I mean, I don't want to see the guy in a thong or anything, but he's awesome, one of the last true American farmers.

So, if you care about what you eat, and/or not dying, watch this moving. If it doesn't propel you into action, then you're an apathetic bastard.

Oops, gotta go, some black Suburbans just pulled up full of Monsanto investigators.

7 comments:

Mesina said...

oooh I will be checking this one out! I have a very dear circle of friends who care everything about the enviornment as passionately as I do. I mean, I could be doing more yes, I want to do more and anything to further open my eyes to the truth of what we eat compells me. I will check this out pronto!
Now I need to marry you for caring about stuff I do so deeply too.

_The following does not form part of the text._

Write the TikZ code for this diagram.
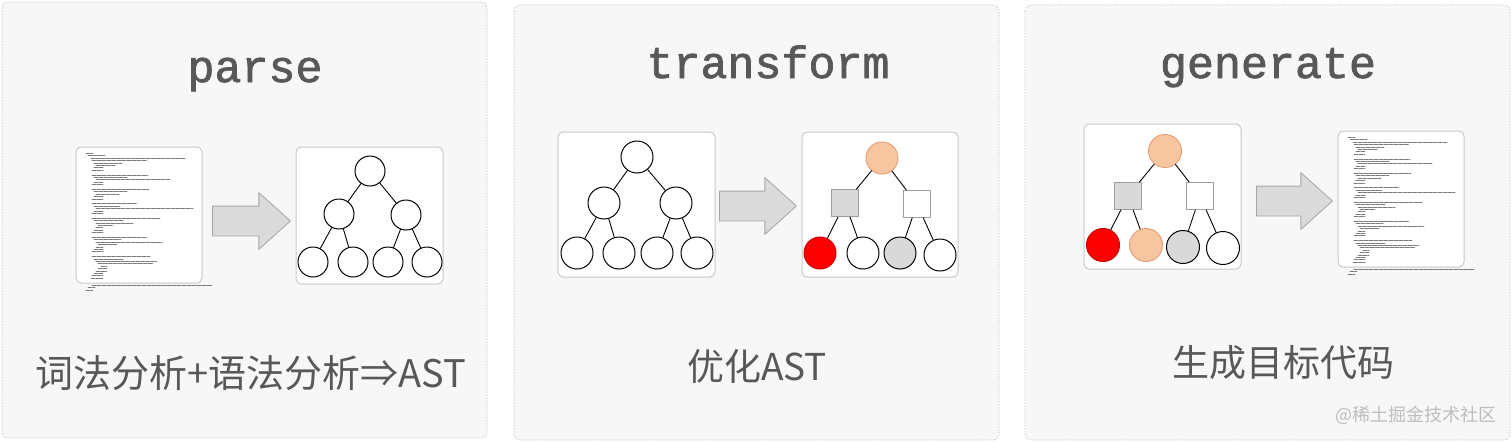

Ya know, to make an honest woman out of me since we're having a baby ♥

gail said...

AMEN! extremely well said, as always. i wish more people would see the movie, but sadly, i don't think those who should see it the most will do so.

Susannah said...

Sounds great! I read "Animal, Vegetable, Miracle" by Barbara Kingsolver late last year and I felt the same way.

stone hunter said...

Yikes. I watched the Peta factory- farm film your aunt Chachi sent me, and there is a live cow hanging by one hoof on the slow mechanized travail toward more torture and death and I will never forget her terrified eyes. Never. If I watch this one, do you understand that I will at last really have to leave and live in my truck while I travel to protest Monsanto and Washington?

Mesina said...

Jesse. I ♥ you woman.

debe said...

you should watch earthlings, it's amazing
http://www.youtube.com/watch?v=JLQmYNsgKy0

Cheyenne said...

Yeah Mom, I know.

I'm counting on you to save the world. I'll give you gas money.